The advice fell short of a requirement to test for APOE4 status before starting patients on Leqembi, but the label could still drive more patients to get tested. However, there are gaps in the APOE testing and the lack of a support system.
Companies including 23andMe offer direct-to-consumer tests for APOE4, a genetic variant associated with increased risk of Alzheimer’s, but the FDA has yet to approve a test for assessing ARIA risk in patients taking Leqembi. The U.S. Centers for Medicare and Medicaid Services has not created a national coverage policy for APOE4 testing yet, and the testing is generally not covered by Medicare administrative contractors.
Rebecca Edelmayer, senior director of scientific engagement at the Alzheimer's Association, expects the situation to change down the line, noting that with Leqembi only winning approval this year, “we are in a new phase right now and a new era of treatment.”

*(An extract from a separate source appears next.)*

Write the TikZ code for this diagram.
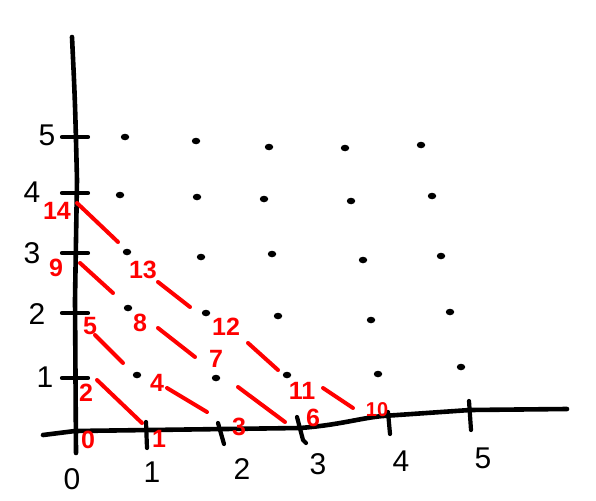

“It's likely that as we move through changes in our healthcare system associated with these new and novel treatments coming to market, it is going to take some time for the system to shift in a manner to streamline not only the diagnostic process but also the implementation and delivery of these treatments,” Edelmayer said.
Increased access to tests is only one part of what could change. Access to counseling is also an issue. If more people get tested for APOE4, they, and by extension their relatives, will learn whether the variant is found in their families. The shift could lead to more people learning they may be at increased risk of Alzheimer’s disease, and some experts are concerned about the lack of counseling offered to them with testing.